Tearfund is among the first development agencies to rebuild permanent, earthquake-resilient homes in Nepal since last year’s disaster. And the first person who will benefit from one is Thuli Maya Syangtan, a widow from Makwanpur district.

Written by Tearfund | 21 Apr 2016

Tearfund is among the first development agencies to rebuild permanent, earthquake-resilient homes in Nepal since last year’s disaster. And the first person who will benefit from one is Thuli Maya Syangtan, a widow from Makwanpur district. Tom Price went to meet her.

Even the 4x4 struggles up the last portion of the thin rocky road towards Thuli Maya’s community, once slipping on the dust and gravel that line the road’s ruts and grooves.

Ascending through Basanta village, we see scenes unlike any we have come by so far on this trip.

I’m struck, as we move up through the narrow paths of this hilly village, at how visible the destruction to homes and buildings still is. Piles of stone and rubble line the track and semi-circular temporary shelters built from shining galvanised sheet dominate the village, giving it an oddly agricultural appearance. This is a place that is hard to get to, and it shows.

As we sit down to interview Thuli, she is preparing a simple porridge - what will be her lunch - on an open fire outside her temporary shelter. Nearby workers are constructing her new home.

Thuli’s story, in many ways, is extremely sad and punctuated with tragedy. Yet while she talks openly of her tears and her sadness, there is a spark and a humour to how she treats us. She is not merely a victim, despite her hardship she has life and plenty of it.

Losing everything

Thuli is a widow, aged about 78. She had six children but they have all died and she relies on a younger sister for survival.

Thuli’s sister owns a water mill to grind the corn into flour. When Thuli’s own supplies run out she sometimes goes to her sister to ask for help: ‘If my sister was not there, I would die hungry. I have no one else to help me.

‘If you don’t have family or children, people are not kind, they show me no love, and it makes me cry.’

During the earthquake Thuli was on her piece of land tending to the corn she was growing.

‘When the earthquake struck I felt dizzy, everything was shaking and I put my hands on the ground to support myself. I came home after the shaking stopped and I saw that everything had collapsed.
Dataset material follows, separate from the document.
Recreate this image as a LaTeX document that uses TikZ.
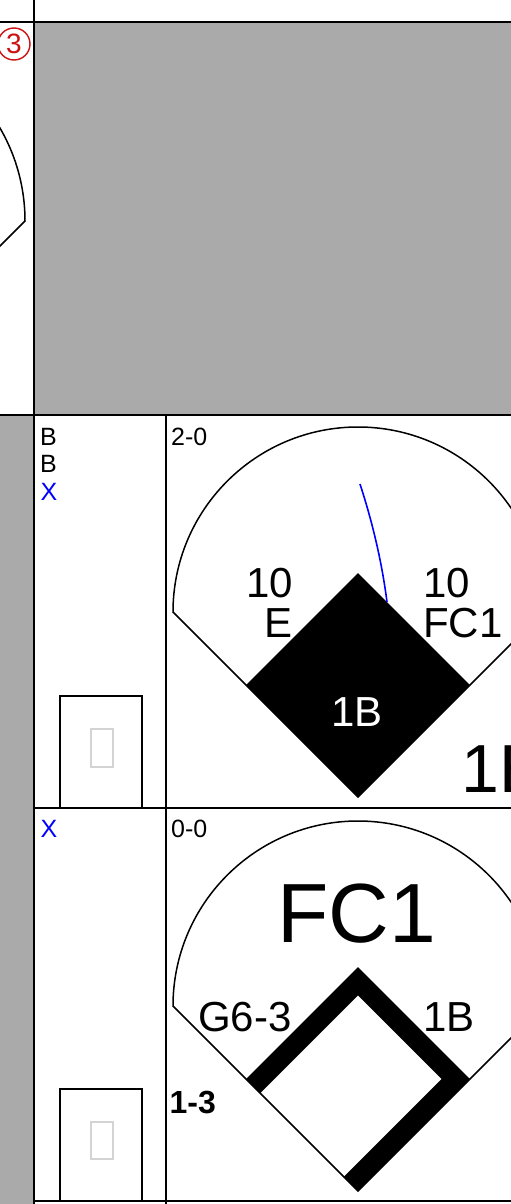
\documentclass[tikz,border=0pt]{standalone}
\usepackage{fontspec}
\setmainfont{Liberation Sans}
\definecolor{cellgray}{HTML}{AAAAAA}
\definecolor{ghost}{HTML}{D4D4D4}
\definecolor{circred}{HTML}{CC1111}
\begin{document}
\begin{tikzpicture}[x=1pt, y=-1pt,
  gridline/.style={line width=1.5pt},
  fieldline/.style={line width=1.5pt},
  pitchbox/.style={line width=1.6pt},
  ghostbox/.style={draw=ghost, line width=1.4pt},
  smalltxt/.style={inner sep=0, anchor=base west, font=\fontsize{25}{28}\selectfont},
  midtxt/.style={inner sep=0, font=\fontsize{42}{42}\selectfont},
  bigtxt/.style={inner sep=0, font=\fontsize{68}{68}\selectfont},
  hugetxt/.style={inner sep=0, font=\fontsize{84}{84}\selectfont},
  outtxt/.style={inner sep=0, anchor=base west, font=\fontsize{32}{32}\selectfont\bfseries},
  circnum/.style={circle, draw=circred, text=circred, line width=1.4pt, minimum size=32pt, inner sep=0, font=\fontsize{28}{28}\selectfont}
]
\useasboundingbox (0,0) rectangle (511,1204);
\clip (0,0) rectangle (511,1204);
\fill[cellgray] (34,22) rectangle (511,415);
\fill[cellgray] (0,415) rectangle (34,1204);

\draw[fieldline] (-160,406) -- (-345,221) arc[start angle=180, end angle=360, radius=185] -- cycle;
\node[circnum] (inn) at (14,44) {3};

\node[smalltxt] (b1) at (40,445) {B};
\node[smalltxt] (b2) at (40,472.5) {B};
\node[smalltxt, text=blue] (x1) at (40.5,500) {X};
\draw[pitchbox] (60,696) rectangle (142,808);
\draw[ghostbox] (91,729) rectangle (113,767);
\node[smalltxt] (cnt1) at (171,445) {2-0};
\draw[fieldline] (358,797) -- (173,612) arc[start angle=180, end angle=360, radius=185] -- cycle;
\fill (358,797) -- (246,685) -- (358,573) -- (470,685) -- cycle;
\coordinate (hitA) at (360,484);
\coordinate (hitB) at (387,602);
\draw[blue, line width=1.6pt] (hitA) .. controls (373,524) and (382,563) .. (hitB);
\node[midtxt, anchor=base east] (rbiL) at (293,597) {10};
\node[midtxt, anchor=base east] (errL) at (293,637) {E};
\node[midtxt, anchor=base west] (rbiR) at (423,597) {10};
\node[midtxt, anchor=base west] (fcR) at (423,637) {FC1};
\node[midtxt, anchor=base, text=white] (onA) at (357,726) {1B};
\node[bigtxt, anchor=base west] (resA) at (461.6,792) {1B};

\node[smalltxt, text=blue] (x2) at (40.5,837) {X};
\draw[pitchbox] (60,1089) rectangle (142,1201);
\draw[ghostbox] (91,1122) rectangle (113,1159);
\node[smalltxt] (cnt2) at (171,837) {0-0};
\draw[fieldline] (358,1191) -- (173,1006) arc[start angle=180, end angle=360, radius=185] -- cycle;
\draw[line width=20pt, line join=miter] (253.07,1086.07) -- (358,981.14) -- (455.86,1079) -- (350.93,1183.93);
\node[hugetxt, anchor=base] (resB) at (357,942) {FC1};
\node[midtxt, anchor=base west] (play) at (198,1031) {G6-3};
\node[midtxt, anchor=base west] (onB) at (423.4,1031) {1B};
\node[outtxt] (outB) at (169.5,1113) {1-3};

\draw[gridline] (0,22) -- (511,22);
\draw[gridline] (34,0) -- (34,1204);
\draw[gridline] (0,415) -- (511,415);
\draw[gridline] (166,415) -- (166,1204);
\draw[gridline] (34,808) -- (511,808);
\draw[gridline] (34,1201) -- (511,1201);
\end{tikzpicture}
\end{document}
‘As well as my house, I lost some of the maize that I was storing and some rice that my brother had given me. At that time I had no hope, I had lost everything.’

A gift gladly received

Villagers helped her to construct a temporary shelter to stay in and Tearfund partner RADO is building a new, stronger permanent home for her.

‘I was really happy when I found out that I would get a house. People started visiting me. I like people coming, I am always happy, never angry when I have visitors. Otherwise I am alone.’
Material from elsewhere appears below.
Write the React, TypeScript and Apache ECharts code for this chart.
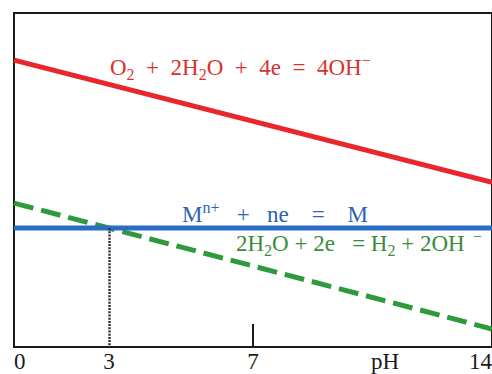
import React, { useEffect, useRef } from "react";
import * as echarts from "echarts";

// pH axis extent
const phExtent = [0, 14];
// Potential (arbitrary schematic units) at pH 0 and pH 14
const oxygenLine = [8.59, 4.93]; // O2 + 2H2O + 4e = 4OH-
const hydrogenLine = [4.31, 0.54]; // 2H2O + 2e = H2 + 2OH-
const metalLine = [3.56, 3.56]; // M^n+ + ne = M
const potentialExtent = [0, 10];
// Tick labels on the pH axis
const tickLabels = ["0", "3", "7", "pH", "14"];
const phNameValue = 10.87;
const majorTick = 7;

// pH where the metal line meets the hydrogen line
const crossPH =
  (phExtent[1] * (hydrogenLine[0] - metalLine[0])) /
  (hydrogenLine[0] - hydrogenLine[1]);
const tickValues = [0, crossPH, 7, phNameValue, 14];

const serif = "Liberation Serif";

const mkRich = (color: string, size: number, small: number) => ({
  t: {
    font: `${size}px "${serif}"`,
    fontFamily: serif,
    fontSize: size,
    lineHeight: 30,
    verticalAlign: "middle",
    fill: color,
  },
  sub: {
    font: `${small}px "${serif}"`,
    fontFamily: serif,
    fontSize: small,
    lineHeight: small,
    verticalAlign: "bottom",
    fill: color,
  },
  sup: {
    font: `${small}px "${serif}"`,
    fontFamily: serif,
    fontSize: small,
    lineHeight: small,
    verticalAlign: "top",
    fill: color,
  },
});

const S = "\u00a0";

export default function App() {
  const ref = useRef<HTMLDivElement>(null);
  useEffect(() => {
    if (!ref.current) return;
    const chart = echarts.init(ref.current, undefined, { renderer: "svg" });
    const line = (vals: number[]) => [
      [phExtent[0], vals[0]],
      [phExtent[1], vals[1]],
    ];
    chart.setOption({
      animation: false,
      backgroundColor: "#ffffff",
      grid: {
        left: 14,
        right: 0,
        top: 13,
        bottom: 27,
        show: true,
        borderColor: "#1a1a1a",
        borderWidth: 2,
        outerBoundsMode: "none",
      },
      xAxis: {
        type: "value",
        min: phExtent[0],
        max: phExtent[1],
        axisLine: { show: true, lineStyle: { color: "#1a1a1a", width: 2 } },
        splitLine: { show: false },
        axisTick: {
          show: true,
          inside: true,
          length: 23,
          customValues: [majorTick],
          lineStyle: { color: "#1a1a1a", width: 2 },
        },
        axisLabel: {
          customValues: tickValues,
          alignMinLabel: "left",
          alignMaxLabel: "right",
          margin: 3,
          color: "#1a1a1a",
          fontFamily: serif,
          fontSize: 23,
          formatter: (v: number) => {
            let best = 0;
            tickValues.forEach((tv, i) => {
              if (Math.abs(tv - v) < Math.abs(tickValues[best] - v)) best = i;
            });
            return tickLabels[best];
          },
        },
      },
      yAxis: {
        type: "value",
        min: potentialExtent[0],
        max: potentialExtent[1],
        axisLine: { show: true, lineStyle: { color: "#1a1a1a", width: 2 } },
        axisTick: { show: false },
        axisLabel: { show: false },
        splitLine: { show: false },
      },
      series: [
        {
          type: "line",
          data: line(oxygenLine),
          showSymbol: false,
          lineStyle: { color: "#e8262b", width: 5 },
        },
        {
          type: "line",
          data: line(hydrogenLine),
          showSymbol: false,
          lineStyle: { color: "#2f9a3c", width: 5, type: [20, 8] },
        },
        {
          type: "line",
          data: line(metalLine),
          showSymbol: false,
          lineStyle: { color: "#2b6cc4", width: 5 },
          markLine: {
            silent: true,
            symbol: "none",
            label: { show: false },
            lineStyle: { color: "#333", width: 2.5, type: [2, 1.2] },
            data: [
              [
                { coord: [crossPH, metalLine[0]] },
                { coord: [crossPH, potentialExtent[0]] },
              ],
            ],
          },
        },
      ],
      graphic: [
        {
          type: "text",
          x: 110,
          y: 52,
          style: {
            text: `{t|O}{sub|2}{t|${S}${S}+${S}${S}2H}{sub|2}{t|O${S}${S}+${S}${S}4e${S}${S}=${S}${S}4OH}{sup|−}`,
            rich: mkRich("#d8322f", 23, 16),
            fontFamily: serif,
            fontSize: 23,
            verticalAlign: "top",
          },
        },
        {
          type: "text",
          x: 182,
          y: 199,
          style: {
            text: `{t|M}{sup|n+}{t|${S}${S}${S}+${S}${S}${S}ne${S}${S}${S}${S}=${S}${S}${S}${S}M}`,
            rich: mkRich("#2d62b4", 23, 16),
            fontFamily: serif,
            fontSize: 23,
            verticalAlign: "top",
          },
        },
        {
          type: "text",
          x: 236,
          y: 228,
          style: {
            text: `{t|2H}{sub|2}{t|O${S}+${S}2e${S}${S}${S}=${S}H}{sub|2}{t|${S}+${S}2OH}{sup|${S}${S}−}`,
            rich: mkRich("#3a8c3c", 23, 16),
            fontFamily: serif,
            fontSize: 23,
            verticalAlign: "top",
          },
        },
      ],
    });
    return () => chart.dispose();
  }, []);
  return (
    <div
      ref={ref}
      style={{ position: "fixed", left: 0, top: 0, width: 492, height: 374 }}
    />
  );
}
‘My old house was only made of mud and stone, but now it has these layers, and why wouldn’t I like that?! ‘I like this new home, it looks different. Now that I am old it is good to have a house to spend the last days of my life in.

‘When someone offers me a gift, I will be glad and I will receive it. Without this, I will have nothing.’

‘Those workers know everything and they will build me a good home. I am happier than I was before.’

‘I’m saving lives’

One of the master masons is Lal Bahadur Syangtan, who is helping Tearfund partner RADO build 34 new homes in this remote village. He’s been trained by RADO in earthquake-resilient construction techniques.

‘In the training, I learnt about how to make tie beams and how important it is to make sure that the stones and joints interlock between each other for reinforcement.

‘I used to make simple homes, I’d never made anything with tie beams like this. This is a very strong house.’

‘When I’m doing this work, I’m saving lives.’

Thuli is looking forward to completion: ‘When I move in, I will decorate and keep it clean. I have plans. I will smooth the surfaces with mud and make it good and level. I might put a sheet on the floor. I am very happy about this.’